Exercise description> Go through the listing and return every line with "this" in it.

Dataset records>
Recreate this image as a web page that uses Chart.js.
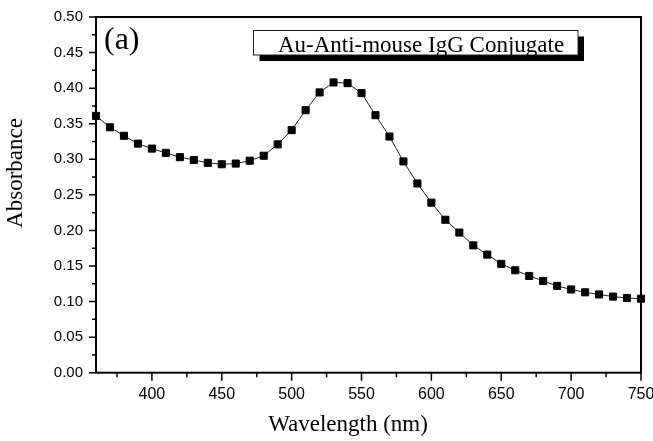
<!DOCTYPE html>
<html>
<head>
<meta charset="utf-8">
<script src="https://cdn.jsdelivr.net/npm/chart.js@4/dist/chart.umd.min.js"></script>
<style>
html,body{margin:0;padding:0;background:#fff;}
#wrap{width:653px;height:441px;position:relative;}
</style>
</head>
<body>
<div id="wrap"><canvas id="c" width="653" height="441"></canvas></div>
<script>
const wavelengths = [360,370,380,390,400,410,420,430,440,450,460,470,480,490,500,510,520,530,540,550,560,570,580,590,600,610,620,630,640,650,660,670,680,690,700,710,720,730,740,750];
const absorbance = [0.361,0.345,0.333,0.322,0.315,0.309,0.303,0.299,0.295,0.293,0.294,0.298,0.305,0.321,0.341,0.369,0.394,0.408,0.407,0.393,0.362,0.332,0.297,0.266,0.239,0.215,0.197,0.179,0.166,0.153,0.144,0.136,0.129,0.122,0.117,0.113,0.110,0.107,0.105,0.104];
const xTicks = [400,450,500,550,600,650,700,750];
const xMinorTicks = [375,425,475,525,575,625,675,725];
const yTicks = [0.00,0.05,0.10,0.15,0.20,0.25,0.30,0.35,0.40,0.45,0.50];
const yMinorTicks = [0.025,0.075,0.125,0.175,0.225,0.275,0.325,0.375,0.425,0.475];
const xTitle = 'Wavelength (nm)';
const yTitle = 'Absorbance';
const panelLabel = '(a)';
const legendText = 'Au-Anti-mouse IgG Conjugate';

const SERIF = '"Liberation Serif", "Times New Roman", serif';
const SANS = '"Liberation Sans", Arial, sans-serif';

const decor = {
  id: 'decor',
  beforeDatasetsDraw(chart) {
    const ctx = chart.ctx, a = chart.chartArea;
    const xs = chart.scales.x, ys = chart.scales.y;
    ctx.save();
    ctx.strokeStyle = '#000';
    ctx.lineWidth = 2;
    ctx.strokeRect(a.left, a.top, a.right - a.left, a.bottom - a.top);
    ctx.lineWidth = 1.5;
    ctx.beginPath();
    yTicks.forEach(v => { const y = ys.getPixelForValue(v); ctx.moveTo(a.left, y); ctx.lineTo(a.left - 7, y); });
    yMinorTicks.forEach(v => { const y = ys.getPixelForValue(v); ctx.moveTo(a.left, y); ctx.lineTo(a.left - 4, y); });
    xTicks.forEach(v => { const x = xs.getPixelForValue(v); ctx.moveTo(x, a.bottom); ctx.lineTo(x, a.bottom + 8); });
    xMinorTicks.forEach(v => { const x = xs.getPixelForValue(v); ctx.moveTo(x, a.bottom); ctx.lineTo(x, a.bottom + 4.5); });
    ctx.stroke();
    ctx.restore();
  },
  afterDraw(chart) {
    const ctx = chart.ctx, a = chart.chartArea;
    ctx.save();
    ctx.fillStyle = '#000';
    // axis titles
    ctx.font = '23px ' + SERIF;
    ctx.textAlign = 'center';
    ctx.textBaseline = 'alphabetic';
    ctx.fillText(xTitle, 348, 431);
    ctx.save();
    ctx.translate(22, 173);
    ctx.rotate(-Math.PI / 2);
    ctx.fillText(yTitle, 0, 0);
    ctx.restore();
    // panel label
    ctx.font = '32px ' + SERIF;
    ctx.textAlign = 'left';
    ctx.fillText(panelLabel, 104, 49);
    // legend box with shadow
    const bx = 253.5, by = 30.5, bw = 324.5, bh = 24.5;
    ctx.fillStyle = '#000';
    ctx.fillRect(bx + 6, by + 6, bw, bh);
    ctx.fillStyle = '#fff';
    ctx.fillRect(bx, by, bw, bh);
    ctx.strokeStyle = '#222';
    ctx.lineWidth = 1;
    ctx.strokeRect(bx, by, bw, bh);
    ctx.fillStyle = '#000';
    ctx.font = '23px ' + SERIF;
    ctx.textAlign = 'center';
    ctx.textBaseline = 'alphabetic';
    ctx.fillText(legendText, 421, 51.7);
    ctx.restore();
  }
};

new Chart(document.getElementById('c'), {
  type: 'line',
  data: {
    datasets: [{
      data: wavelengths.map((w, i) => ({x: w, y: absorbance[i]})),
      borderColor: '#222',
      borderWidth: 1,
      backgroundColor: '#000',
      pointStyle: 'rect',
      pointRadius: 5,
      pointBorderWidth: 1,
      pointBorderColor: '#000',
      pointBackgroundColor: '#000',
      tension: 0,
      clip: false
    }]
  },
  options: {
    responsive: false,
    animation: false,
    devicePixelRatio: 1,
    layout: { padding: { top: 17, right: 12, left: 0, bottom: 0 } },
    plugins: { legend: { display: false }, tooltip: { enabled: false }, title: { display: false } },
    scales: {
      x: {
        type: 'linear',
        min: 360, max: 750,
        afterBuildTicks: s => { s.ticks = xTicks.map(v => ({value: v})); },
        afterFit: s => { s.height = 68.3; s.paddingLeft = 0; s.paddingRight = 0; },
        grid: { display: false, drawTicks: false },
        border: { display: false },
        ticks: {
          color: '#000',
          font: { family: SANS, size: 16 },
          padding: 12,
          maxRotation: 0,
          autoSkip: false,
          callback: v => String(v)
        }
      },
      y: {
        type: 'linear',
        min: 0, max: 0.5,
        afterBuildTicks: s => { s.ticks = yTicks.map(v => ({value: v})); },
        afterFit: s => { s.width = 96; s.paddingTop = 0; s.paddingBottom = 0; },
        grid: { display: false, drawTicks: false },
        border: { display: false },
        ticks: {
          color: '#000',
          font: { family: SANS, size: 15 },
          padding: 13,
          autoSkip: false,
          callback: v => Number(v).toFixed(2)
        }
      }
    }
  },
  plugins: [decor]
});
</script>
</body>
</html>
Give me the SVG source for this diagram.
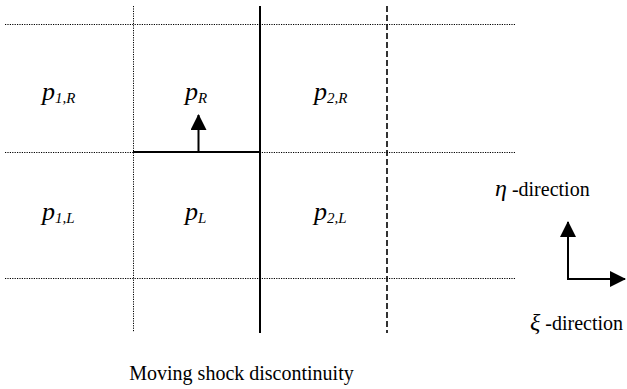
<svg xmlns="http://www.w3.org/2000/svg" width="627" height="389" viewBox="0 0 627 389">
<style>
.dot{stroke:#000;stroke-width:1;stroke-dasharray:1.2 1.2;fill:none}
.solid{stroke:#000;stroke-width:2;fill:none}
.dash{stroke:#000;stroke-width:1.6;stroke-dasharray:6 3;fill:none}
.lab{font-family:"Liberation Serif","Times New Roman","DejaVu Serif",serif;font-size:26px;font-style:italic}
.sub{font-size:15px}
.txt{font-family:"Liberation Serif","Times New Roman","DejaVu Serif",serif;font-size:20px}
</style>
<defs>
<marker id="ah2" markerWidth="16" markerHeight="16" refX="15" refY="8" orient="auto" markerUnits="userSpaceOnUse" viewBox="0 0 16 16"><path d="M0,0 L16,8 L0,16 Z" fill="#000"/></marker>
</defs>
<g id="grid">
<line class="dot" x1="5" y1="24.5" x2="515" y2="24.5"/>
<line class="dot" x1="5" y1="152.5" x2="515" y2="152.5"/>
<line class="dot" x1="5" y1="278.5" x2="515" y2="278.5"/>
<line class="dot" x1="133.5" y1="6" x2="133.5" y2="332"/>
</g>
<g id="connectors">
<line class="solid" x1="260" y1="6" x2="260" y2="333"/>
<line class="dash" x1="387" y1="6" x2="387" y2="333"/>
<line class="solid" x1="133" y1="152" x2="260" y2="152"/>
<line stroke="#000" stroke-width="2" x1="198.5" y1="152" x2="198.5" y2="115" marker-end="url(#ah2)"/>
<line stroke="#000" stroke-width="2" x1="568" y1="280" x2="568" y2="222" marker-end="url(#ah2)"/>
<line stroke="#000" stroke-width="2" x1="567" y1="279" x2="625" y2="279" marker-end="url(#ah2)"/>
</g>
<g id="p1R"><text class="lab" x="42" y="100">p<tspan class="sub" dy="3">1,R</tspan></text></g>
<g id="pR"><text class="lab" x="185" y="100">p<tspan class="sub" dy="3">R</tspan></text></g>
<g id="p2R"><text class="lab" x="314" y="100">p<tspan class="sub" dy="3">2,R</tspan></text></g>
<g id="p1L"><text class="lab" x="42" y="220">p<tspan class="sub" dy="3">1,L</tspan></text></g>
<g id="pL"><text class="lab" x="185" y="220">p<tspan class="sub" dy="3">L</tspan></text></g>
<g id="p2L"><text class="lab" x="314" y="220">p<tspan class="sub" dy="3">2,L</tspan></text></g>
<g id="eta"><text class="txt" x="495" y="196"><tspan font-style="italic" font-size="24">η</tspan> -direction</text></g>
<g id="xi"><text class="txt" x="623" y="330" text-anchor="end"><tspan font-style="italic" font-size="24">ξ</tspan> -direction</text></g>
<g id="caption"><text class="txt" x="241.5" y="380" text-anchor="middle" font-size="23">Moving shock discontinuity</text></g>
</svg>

Written reply>
Recreate this image as a web page that uses Chart.js.
Give me the SVG source for this diagram.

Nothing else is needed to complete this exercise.